Bugs had already been looking into putting a band together. A personal ad in the K.C. Star put him in contact with guitarist Alan Lewis, who had a monstrous talent and had a familiarity with Black Sabbath and Uriah Heep. Lewis and Wine gelled immediately, but lacked the introspective nature of true songwriters. Reminded of how gifted Parkinson was as a wordsmith, Wine invited him to apply his lyrics and melodic ideas to their heavy foundation. The drum stool was filled out by Chuck Horstmann. Friend and musician Lynne Wenner played keyboards with the band occasionally. For no identifiable reason, Lewis thought the term “Bulbous” applied to their sound, and wanted to name the band thus. However, none of the members thought it made much sense, but applying the slightly cosmic “Creation” to it at least made it roll off the tongue. Their set list of all originals made them a difficult booking, and profits were non-existent.
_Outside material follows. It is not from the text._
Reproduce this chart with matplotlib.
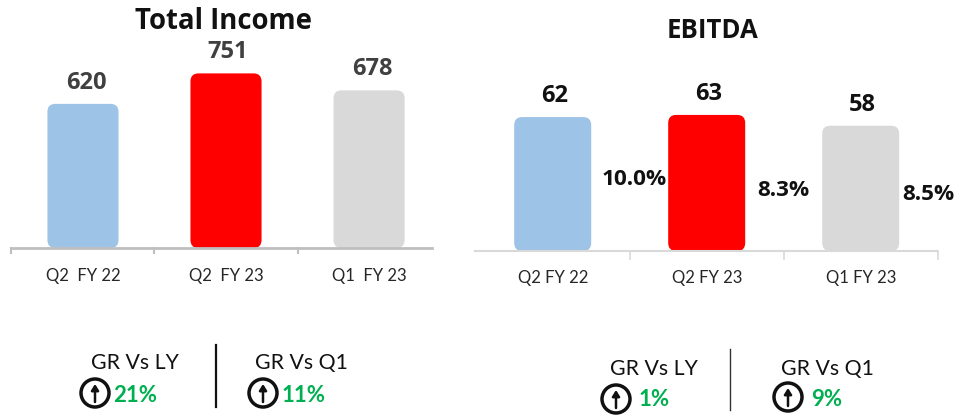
import matplotlib
matplotlib.use("Agg")
import matplotlib.pyplot as plt
from matplotlib.patches import FancyBboxPatch, Circle

categories_left = ["Q2  FY 22", "Q2  FY 23", "Q1  FY 23"]
categories_right = ["Q2 FY 22", "Q2 FY 23", "Q1 FY 23"]
total_income = [620, 751, 678]
ebitda = [62, 63, 58]
margins = ["10.0%", "8.3%", "8.5%"]
bar_colors = ["#9DC3E6", "#FF0000", "#D9D9D9"]

W, H = 955, 417
fig = plt.figure(figsize=(W / 100, H / 100), dpi=100, facecolor="white")
FONT = "Lato"
TITLE_FONT = "Open Sans"


def make_axes(x0, x1, y0, y1):
    return fig.add_axes([x0 / W, 1 - y1 / H, (x1 - x0) / W, (y1 - y0) / H])


def rounded_bars(ax, values, width, radius_px):
    bb = ax.get_window_extent()
    xmin, xmax = ax.get_xlim()
    ymin, ymax = ax.get_ylim()
    px_x = bb.width / (xmax - xmin)
    px_y = bb.height / (ymax - ymin)
    for i, v in enumerate(values):
        ax.add_patch(FancyBboxPatch(
            (i - width / 2, 0), width, v,
            boxstyle=f"round,pad=0,rounding_size={radius_px / px_x}",
            mutation_aspect=px_x / px_y,
            fc=bar_colors[i], ec="none", zorder=2, clip_on=False))


def style_axis(ax, color, labels, fs, lw, pad):
    for s in ["top", "left", "right"]:
        ax.spines[s].set_visible(False)
    ax.spines["bottom"].set_color(color)
    ax.spines["bottom"].set_linewidth(lw)
    ax.set_yticks([])
    ax.set_xticks(range(3))
    ax.set_xticklabels(labels, fontsize=fs, family=FONT, color="#262626")
    ax.tick_params(axis="x", length=0, pad=pad)
    ax.patch.set_alpha(0)


# Left chart: Total Income
axL = make_axes(11, 432, 60, 248)
axL.set_xlim(-0.503, 2.44)
axL.set_ylim(0, 188 / 0.2325)
style_axis(axL, "#BFBFBF", categories_left, 12, 2, 14.5)
rounded_bars(axL, total_income, 0.497, 8)
for tx in (-0.5, 0.5, 1.5):
    axL.plot([tx, tx], [0, -20], color="#BFBFBF", lw=1.5, clip_on=False)
for i, v in enumerate(total_income):
    axL.annotate(str(v), (i, v), xytext=(3 if i != 1 else 2, 9), textcoords="offset pixels",
                 ha="center", va="bottom", fontsize=17, fontweight="bold",
                 family=TITLE_FONT, color="#404040")

# Right chart: EBITDA
axR = make_axes(475, 937, 60, 251)
axR.set_xlim((475 - 552.7) / 154, (937 - 552.7) / 154)
axR.set_ylim(0, 191 / 2.16)
style_axis(axR, "#D9D9D9", categories_right, 12, 1.5, 13.5)
rounded_bars(axR, ebitda, 0.5, 8)
for tx in (0.5, 1.5, 2.5):
    axR.plot([tx, tx], [0, -3.5], color="#D9D9D9", lw=1.2, clip_on=False)
for i, v in enumerate(ebitda):
    axR.annotate(str(v), (i, v), xytext=(1.5, 9), textcoords="offset pixels",
                 ha="center", va="bottom", fontsize=17, fontweight="bold",
                 family=TITLE_FONT, color="#111111")

# Overlay in pixel coordinates for titles and callouts
ov = fig.add_axes([0, 0, 1, 1])
ov.set_xlim(0, W)
ov.set_ylim(H, 0)
ov.axis("off")
ov.patch.set_alpha(0)

ov.text(223, 21, "Total Income", ha="center", va="center", fontsize=19.8,
        fontweight="bold", family=TITLE_FONT, color="#111111")
ov.text(712, 30, "EBITDA", ha="center", va="center", fontsize=18.5,
        fontweight="bold", family=TITLE_FONT, color="#111111")

for x, y, t in [(634, 179, margins[0]), (783.5, 190, margins[1]), (928, 194, margins[2])]:
    ov.text(x, y, t, ha="center", va="center", fontsize=16.2, fontweight="bold",
            family=TITLE_FONT, color="#111111")

callouts = [
    (135, 363, "GR Vs LY", 95, 393, 135, 395, "21%"),
    (301, 363, "GR Vs Q1", 263, 393, 304, 395, "11%"),
    (654, 369, "GR Vs LY", 616, 399, 654, 400, "1%"),
    (827, 369, "GR Vs Q1", 788, 397, 827, 400, "9%"),
]
for lx, ly, lab, cx, cy, px, py, pct in callouts:
    ov.text(lx, ly, lab, ha="center", va="center", fontsize=15.3, family=FONT, color="#111111")
    ov.add_patch(Circle((cx, cy), 14, fc="white", ec="#111111", lw=2.5))
    ov.annotate("", xy=(cx, cy - 9), xytext=(cx, cy + 9),
                arrowprops=dict(arrowstyle="-|>,head_width=0.22,head_length=0.35",
                                color="#111111", lw=1.8, shrinkA=0, shrinkB=0))
    ov.text(px, py, pct, ha="center", va="center", fontsize=16, fontweight="bold",
            family=FONT, color="#00B050")

ov.plot([216, 216], [345, 407], color="#111111", lw=1.6)
ov.plot([730, 730], [349, 410], color="#333333", lw=1.0)

fig.savefig("out.png", dpi=100)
In 1971, the quartet poured what little personal surplus they had into a full day of recording at Cavern Studios, tracking enough material for a full length album. Bulbous Creation wouldn’t stay together long enough to save up for a custom pressing on Rock. Parkinson was deeply individualistic, and left to perform his songs as he thought they should be, as a solo act. He preferred coffee shops to concert halls, and would stick to his craft another 20 years before hanging it up. Horstmann followed suit. Wine and Lewis soldiered on, shortening their name to the more sensible Creation and adding vocalist Wayne Austin, dynamic drummer Tommy Ward, and guitarist Roger Sewell. The Bulbous Creation LP was nearly doomed to oblivion, but for the efforts of Rich Haupt, who issued an unauthorized eight song LP in 1995 on his Rockadelic imprint. Alan Lewis died in 1998 of esophageal cancer. When Paul Parkinson died of leukemia in 2001, a lone copy turned up amongst his possessions, with piece of mind that someone, somewhere, was listening."